Betty Byerley Retablo Collection
La Sagrada Familia/The Holy Family
This retablo is based on a similar work by Murillo and is considered to be a prototype for the hundreds of copies that followed. However, rarely does God the Father appear in retablos as in the original. Instead God is represented as a dove. Gloria Fraser Giffords, in Mexican Folk Retablos Revised Edition wrote, “The concept of the saintly family is not based on any scriptural text, but is rather a result of Franciscan meditation inspired by the Counter-Reformation.” Most Mexicans saw The Holy Family as the perfect family and revered it as such.

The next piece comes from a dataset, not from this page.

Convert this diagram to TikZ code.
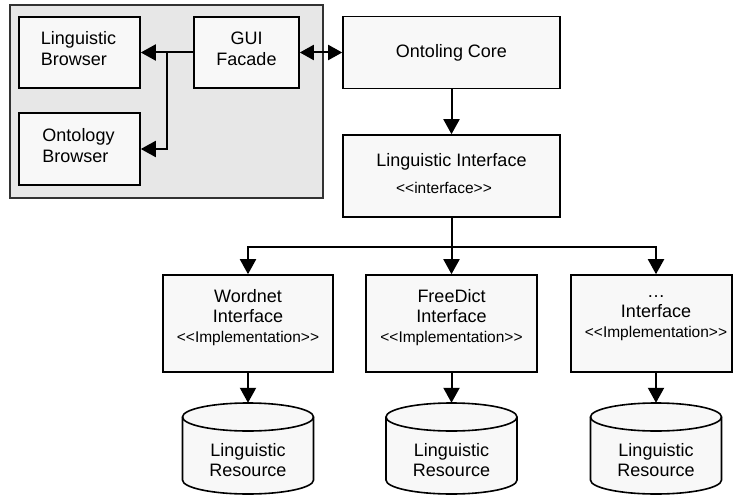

Christ is always shown as a young child walking between his parents, Mary and Joseph, who gaze down upon him. Mary appears in her traditional red gown with blue mantle, Christ in a shade of red and Joseph in his green gown with yellow mantle. Joseph is shown carrying his blossoming staff and directly above Christ is the symbol for God, the dove.

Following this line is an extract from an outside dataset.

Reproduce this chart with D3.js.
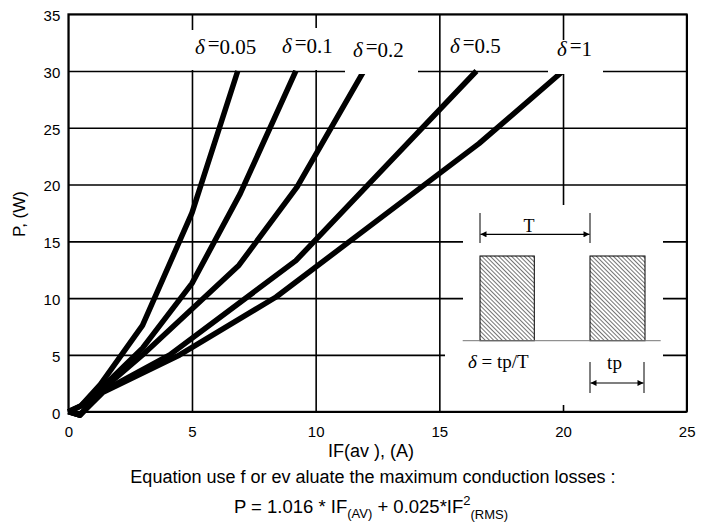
<!DOCTYPE html>
<html>
<head>
<meta charset="utf-8">
<script src="https://cdn.jsdelivr.net/npm/d3@7"></script>
<style>
  body { margin: 0; background: #fff; }
  svg { display: block; }
  .tick text { font-family: "Liberation Sans", Arial, sans-serif; font-size: 15px; fill: #000; }
  .serif { font-family: "Liberation Serif", "Times New Roman", serif; }
  .sans { font-family: "Liberation Sans", Arial, sans-serif; }
</style>
</head>
<body>
<svg id="chart" width="713" height="523"></svg>
<script>
// values
var xTicks = [0, 5, 10, 15, 20, 25];
var yTicks = [0, 5, 10, 15, 20, 25, 30, 35];

var dutyLabels = ["0.05", "0.1", "0.2", "0.5", "1"];

var if005 = [0, 0.5, 1.3, 3.0, 5.0, 6.85];
var p005  = [0, 0.5, 2.4, 7.6, 17.5, 30];
var if01  = [0, 0.5, 1.4, 3.0, 5.0, 6.95, 9.2];
var p01   = [0, 0.5, 2.2, 5.6, 11.3, 19.2, 30];
var if02  = [0, 0.47, 1.4, 3.0, 6.9, 9.25, 11.95];
var p02   = [0, -0.3, 2.0, 5.0, 12.9, 19.8, 30];
var if05  = [0, 0.47, 1.4, 4.1, 9.2, 13.0, 16.5];
var p05   = [0, -0.3, 1.8, 5.0, 13.3, 22.0, 30];
var if1   = [0, 0.47, 1.4, 4.5, 8.4, 11.8, 16.6, 20.0];
var p1    = [0, -0.3, 1.7, 5.0, 10.1, 15.7, 23.6, 30];

var series = [[if005, p005], [if01, p01], [if02, p02], [if05, p05], [if1, p1]];

var svg = d3.select("#chart");

var x = d3.scaleLinear().domain([0, 25]).range([68.3, 686.7]);
var y = d3.scaleLinear().domain([0, 35]).range([411.7, 14.2]);
var W = x(25) - x(0), H = y(0) - y(35);

// grid + tick labels
var gx = svg.append("g")
    .attr("transform", "translate(0," + y(0) + ")")
    .call(d3.axisBottom(x).tickValues(xTicks).tickSize(-H).tickSizeOuter(0).tickPadding(15));
var gy = svg.append("g")
    .attr("transform", "translate(" + x(0) + ",0)")
    .call(d3.axisLeft(y).tickValues(yTicks).tickSize(-W).tickSizeOuter(0).tickPadding(8));
gy.selectAll(".tick text").attr("dy", "0.42em");
svg.selectAll(".domain").remove();
svg.selectAll(".tick line").attr("stroke", "#000").attr("stroke-width", 1.6);

svg.append("rect")
    .attr("x", x(0)).attr("y", y(35)).attr("width", W).attr("height", H)
    .attr("fill", "none").attr("stroke", "#000").attr("stroke-width", 1.8);

// curves
var line = d3.line()
    .x(function (d) { return x(d[0]); })
    .y(function (d) { return y(d[1]); });

svg.append("g").selectAll("path")
    .data(series)
    .enter().append("path")
    .attr("d", function (s) { return line(d3.zip(s[0], s[1])); })
    .attr("fill", "none")
    .attr("stroke", "#000")
    .attr("stroke-width", 5.5)
    .attr("stroke-linejoin", "round");

// duty labels with white backgrounds
var labelBox = [[186, 30, 84, 40], [270, 28, 75, 42], [345, 35, 73, 39], null, [548, 40, 55, 34]];
var labelPos = [[195, 54], [282, 53], [353, 57], [450, 53], [557, 56]];

svg.append("g").selectAll("rect")
    .data(labelBox.filter(function (b) { return b; }))
    .enter().append("rect")
    .attr("x", function (b) { return b[0]; })
    .attr("y", function (b) { return b[1]; })
    .attr("width", function (b) { return b[2]; })
    .attr("height", function (b) { return b[3]; })
    .attr("fill", "#fff");

var lbl = svg.append("g").selectAll("text")
    .data(dutyLabels)
    .enter().append("text")
    .attr("class", "serif")
    .attr("font-size", 21)
    .attr("x", function (d, i) { return labelPos[i][0]; })
    .attr("y", function (d, i) { return labelPos[i][1]; });
lbl.append("tspan").attr("font-style", "italic").text("\u03b4");
lbl.append("tspan").attr("dx", 3).attr("dy", -3).text("=");
lbl.append("tspan").attr("dy", 3).text(function (d) { return d; });

// inset: pulse train sketch
var inset = svg.append("g");
inset.append("rect").attr("x", 463).attr("y", 205).attr("width", 200).attr("height", 200).attr("fill", "#fff");
inset.append("rect").attr("x", 445).attr("y", 345).attr("width", 30).attr("height", 28).attr("fill", "#fff");

var defs = svg.append("defs");
var pat = defs.append("pattern")
    .attr("id", "hatch")
    .attr("patternUnits", "userSpaceOnUse")
    .attr("width", 3).attr("height", 3)
    .attr("patternTransform", "rotate(-45)");
pat.append("line").attr("x1", 0).attr("y1", 0).attr("x2", 0).attr("y2", 3)
    .attr("stroke", "#000").attr("stroke-width", 1.1);

var mk = defs.append("marker")
    .attr("id", "arr")
    .attr("viewBox", "0 0 10 10")
    .attr("refX", 10).attr("refY", 5)
    .attr("markerWidth", 9).attr("markerHeight", 6)
    .attr("markerUnits", "userSpaceOnUse")
    .attr("orient", "auto-start-reverse");
mk.append("path").attr("d", "M0,0L10,5L0,10Z").attr("fill", "#000");

[[480, 54.3], [590, 55]].forEach(function (p) {
  inset.append("rect")
      .attr("x", p[0]).attr("y", 256).attr("width", p[1]).attr("height", 84.7)
      .attr("fill", "url(#hatch)").attr("stroke", "#000").attr("stroke-width", 1);
});
inset.append("line").attr("x1", 462.7).attr("x2", 660.7).attr("y1", 340.7).attr("y2", 340.7)
    .attr("stroke", "#777").attr("stroke-width", 1);

// T
inset.append("line").attr("x1", 480).attr("x2", 480).attr("y1", 213).attr("y2", 243).attr("stroke", "#000");
inset.append("line").attr("x1", 590).attr("x2", 590).attr("y1", 213).attr("y2", 243).attr("stroke", "#000");
inset.append("line").attr("x1", 480.5).attr("x2", 589.5).attr("y1", 234.3).attr("y2", 234.3)
    .attr("stroke", "#000").attr("stroke-width", 1.2)
    .attr("marker-start", "url(#arr)").attr("marker-end", "url(#arr)");
inset.append("text").attr("class", "serif").attr("font-size", 18)
    .attr("x", 529).attr("y", 231.5).attr("text-anchor", "middle").text("T");

// tp
inset.append("line").attr("x1", 590).attr("x2", 590).attr("y1", 362).attr("y2", 393).attr("stroke", "#000");
inset.append("line").attr("x1", 644).attr("x2", 644).attr("y1", 362).attr("y2", 393).attr("stroke", "#000");
inset.append("line").attr("x1", 590.5).attr("x2", 643.5).attr("y1", 383).attr("y2", 383)
    .attr("stroke", "#000").attr("stroke-width", 1.2)
    .attr("marker-start", "url(#arr)").attr("marker-end", "url(#arr)");
inset.append("text").attr("class", "serif").attr("font-size", 19)
    .attr("x", 614.5).attr("y", 369).attr("text-anchor", "middle").text("tp");

var dt = inset.append("text").attr("class", "serif").attr("font-size", 19)
    .attr("x", 468).attr("y", 368);
dt.append("tspan").attr("font-style", "italic").text("\u03b4");
dt.append("tspan").text(" = tp/T");

// axis titles and the equation
svg.append("text").attr("class", "sans").attr("font-size", 17)
    .attr("transform", "translate(25,214) rotate(-90)")
    .attr("text-anchor", "middle").text("P, (W)");

svg.append("text").attr("class", "sans").attr("font-size", 18)
    .attr("x", 371).attr("y", 457).attr("text-anchor", "middle")
    .attr("xml:space", "preserve").text("IF(av ), (A)");

svg.append("text").attr("class", "sans").attr("font-size", 18)
    .attr("x", 373).attr("y", 483).attr("text-anchor", "middle")
    .attr("xml:space", "preserve").text("Equation use f or ev aluate the maximum conduction losses :");

var eq = svg.append("text").attr("class", "sans").attr("font-size", 18.5)
    .attr("x", 371).attr("y", 513).attr("text-anchor", "middle").attr("xml:space", "preserve");
eq.append("tspan").text("P = 1.016 * IF");
eq.append("tspan").attr("font-size", 13).attr("dy", 5).text("(AV)");
eq.append("tspan").attr("dy", -5).text(" + 0.025*IF");
eq.append("tspan").attr("font-size", 13).attr("dy", -8).text("2");
eq.append("tspan").attr("font-size", 13).attr("dy", 14).text("(RMS)");
</script>
</body>
</html>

According to Elizabeth Netto Calil Zarur and Charles Muir Lovell, Editors of Art and Faith in Mexico The Nineteenth-Century Retablo Tradition, “In New Spain (Mexico), Fray Pedro de Gante may have been the one to introduce the idea of the two trinities, the earthly (Mary, Joseph and Christ) and heavenly (The Father, Son and Holy Ghost), to the Americas.” The Spanish Jesuit Pedro Morales (1537-1614), disseminated the theme of the Holy Family during his four years of teaching theology in the Jesuit College in Puebla.